[STORED RECORDS]
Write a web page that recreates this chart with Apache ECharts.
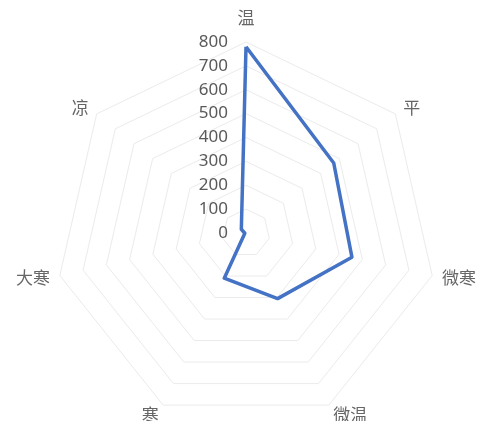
<!DOCTYPE html>
<html>
<head>
<meta charset="utf-8">
<script src="https://cdn.jsdelivr.net/npm/echarts@6/dist/echarts.min.js"></script>
<style>
  html, body { margin: 0; padding: 0; background: #ffffff; }
  #chart { width: 483px; height: 421px; }
</style>
</head>
<body>
<div id="chart"></div>
<script>
// Property categories, listed clockwise from the top
const categories = ['温', '平', '微寒', '微温', '寒', '大寒', '凉'];
// Count per category
const counts = [780, 470, 455, 305, 210, 5, 25];
// Scale labels on the top axis
const tickLabels = ['0', '100', '200', '300', '400', '500', '600', '700', '800'];
const axisMax = 800;
const axisStep = 100;

// Radar geometry
const cx = 246, cy = 233, R = 191;

// ECharts lays radar indicators out counter-clockwise, so keep the first one
// on top and reverse the rest to read clockwise.
const order = [0].concat(categories.slice(1).map((_, i) => categories.length - 1 - i));
const indicators = order.map(i => ({ name: categories[i], max: axisMax, min: 0 }));
const values = order.map(i => counts[i]);

const chart = echarts.init(document.getElementById('chart'), null, { renderer: 'canvas' });
chart.setOption({
  backgroundColor: '#ffffff',
  animation: false,
  // value scale drawn along the top spoke
  grid: { left: cx, top: cy - R, width: 1, height: R, containLabel: false },
  xAxis: { type: 'value', show: false, min: 0, max: 1 },
  yAxis: {
    type: 'value',
    min: 0,
    max: axisMax,
    interval: axisStep,
    axisLine: { show: false },
    axisTick: { show: false },
    splitLine: { show: false },
    axisLabel: {
      margin: 18,
      color: '#595959',
      fontSize: 17,
      fontFamily: 'Noto Sans, sans-serif',
      formatter: (v) => tickLabels[Math.round(v / axisStep)]
    }
  },
  radar: {
    center: [cx, cy],
    radius: R,
    shape: 'polygon',
    splitNumber: tickLabels.length - 1,
    startAngle: 90,
    indicator: indicators,
    nameGap: 10,
    axisName: {
      color: '#666666',
      fontSize: 17,
      fontFamily: 'Noto Sans CJK SC, sans-serif',
      // the top name sits a little higher, clear of the value scale
      formatter: (name) => (name === categories[0] ? '{top|' + name + '}' : name),
      rich: {
        top: {
          color: '#666666',
          fontSize: 17,
          fontFamily: 'Noto Sans CJK SC, sans-serif',
          padding: [0, 0, 6, 0]
        }
      }
    },
    axisLine: { show: false },
    axisTick: { show: false },
    axisLabel: { show: false },
    splitArea: { show: false },
    splitLine: { lineStyle: { color: '#ebebeb', width: 1 } }
  },
  series: [{
    type: 'radar',
    symbol: 'none',
    lineStyle: { color: '#4472C4', width: 3.5 },
    data: [{ value: values, name: '数量' }]
  }]
});
</script>
</body>
</html>
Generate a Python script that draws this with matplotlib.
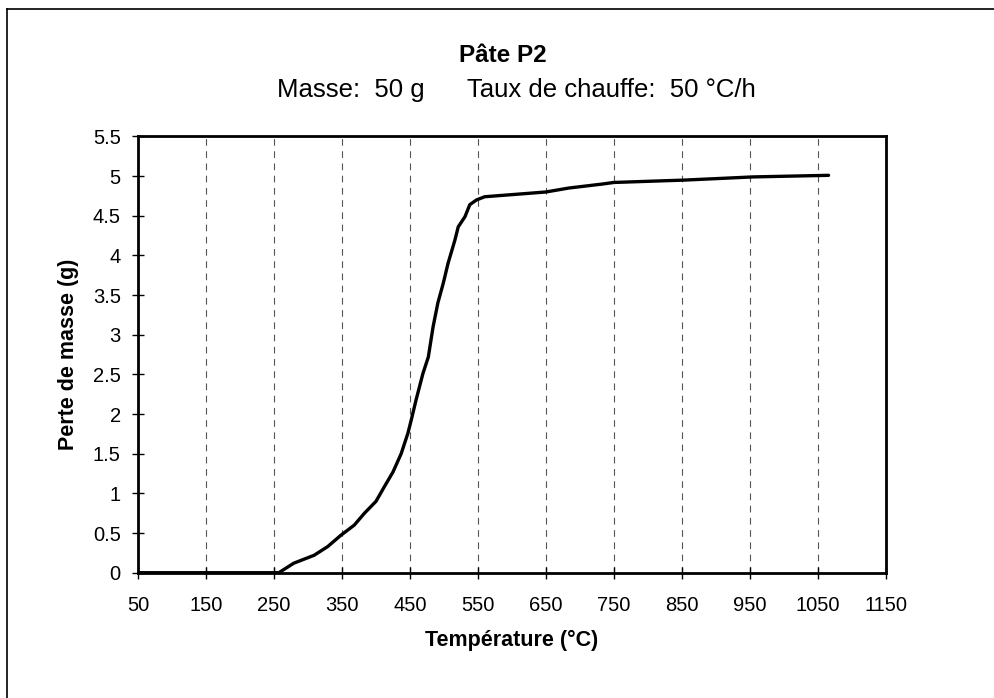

[THE PROBLEM] Without including any pictures, output all the entries above exactly.

[EXERCISE RESULT]
Write a web page that recreates this chart with Apache ECharts.
<!DOCTYPE html>
<html>
<head>
<meta charset="utf-8">
<script src="https://cdn.jsdelivr.net/npm/echarts@6/dist/echarts.min.js"></script>
<style>
  html, body { margin: 0; padding: 0; background: #ffffff; }
  #chart { width: 483px; height: 421px; }
</style>
</head>
<body>
<div id="chart"></div>
<script>
// Property categories, listed clockwise from the top
const categories = ['温', '平', '微寒', '微温', '寒', '大寒', '凉'];
// Count per category
const counts = [780, 470, 455, 305, 210, 5, 25];
// Scale labels on the top axis
const tickLabels = ['0', '100', '200', '300', '400', '500', '600', '700', '800'];
const axisMax = 800;
const axisStep = 100;

// Radar geometry
const cx = 246, cy = 233, R = 191;

// ECharts lays radar indicators out counter-clockwise, so keep the first one
// on top and reverse the rest to read clockwise.
const order = [0].concat(categories.slice(1).map((_, i) => categories.length - 1 - i));
const indicators = order.map(i => ({ name: categories[i], max: axisMax, min: 0 }));
const values = order.map(i => counts[i]);

const chart = echarts.init(document.getElementById('chart'), null, { renderer: 'canvas' });
chart.setOption({
  backgroundColor: '#ffffff',
  animation: false,
  // value scale drawn along the top spoke
  grid: { left: cx, top: cy - R, width: 1, height: R, containLabel: false },
  xAxis: { type: 'value', show: false, min: 0, max: 1 },
  yAxis: {
    type: 'value',
    min: 0,
    max: axisMax,
    interval: axisStep,
    axisLine: { show: false },
    axisTick: { show: false },
    splitLine: { show: false },
    axisLabel: {
      margin: 18,
      color: '#595959',
      fontSize: 17,
      fontFamily: 'Noto Sans, sans-serif',
      formatter: (v) => tickLabels[Math.round(v / axisStep)]
    }
  },
  radar: {
    center: [cx, cy],
    radius: R,
    shape: 'polygon',
    splitNumber: tickLabels.length - 1,
    startAngle: 90,
    indicator: indicators,
    nameGap: 10,
    axisName: {
      color: '#666666',
      fontSize: 17,
      fontFamily: 'Noto Sans CJK SC, sans-serif',
      // the top name sits a little higher, clear of the value scale
      formatter: (name) => (name === categories[0] ? '{top|' + name + '}' : name),
      rich: {
        top: {
          color: '#666666',
          fontSize: 17,
          fontFamily: 'Noto Sans CJK SC, sans-serif',
          padding: [0, 0, 6, 0]
        }
      }
    },
    axisLine: { show: false },
    axisTick: { show: false },
    axisLabel: { show: false },
    splitArea: { show: false },
    splitLine: { lineStyle: { color: '#ebebeb', width: 1 } }
  },
  series: [{
    type: 'radar',
    symbol: 'none',
    lineStyle: { color: '#4472C4', width: 3.5 },
    data: [{ value: values, name: '数量' }]
  }]
});
</script>
</body>
</html>
Generate a Python script that draws this with matplotlib.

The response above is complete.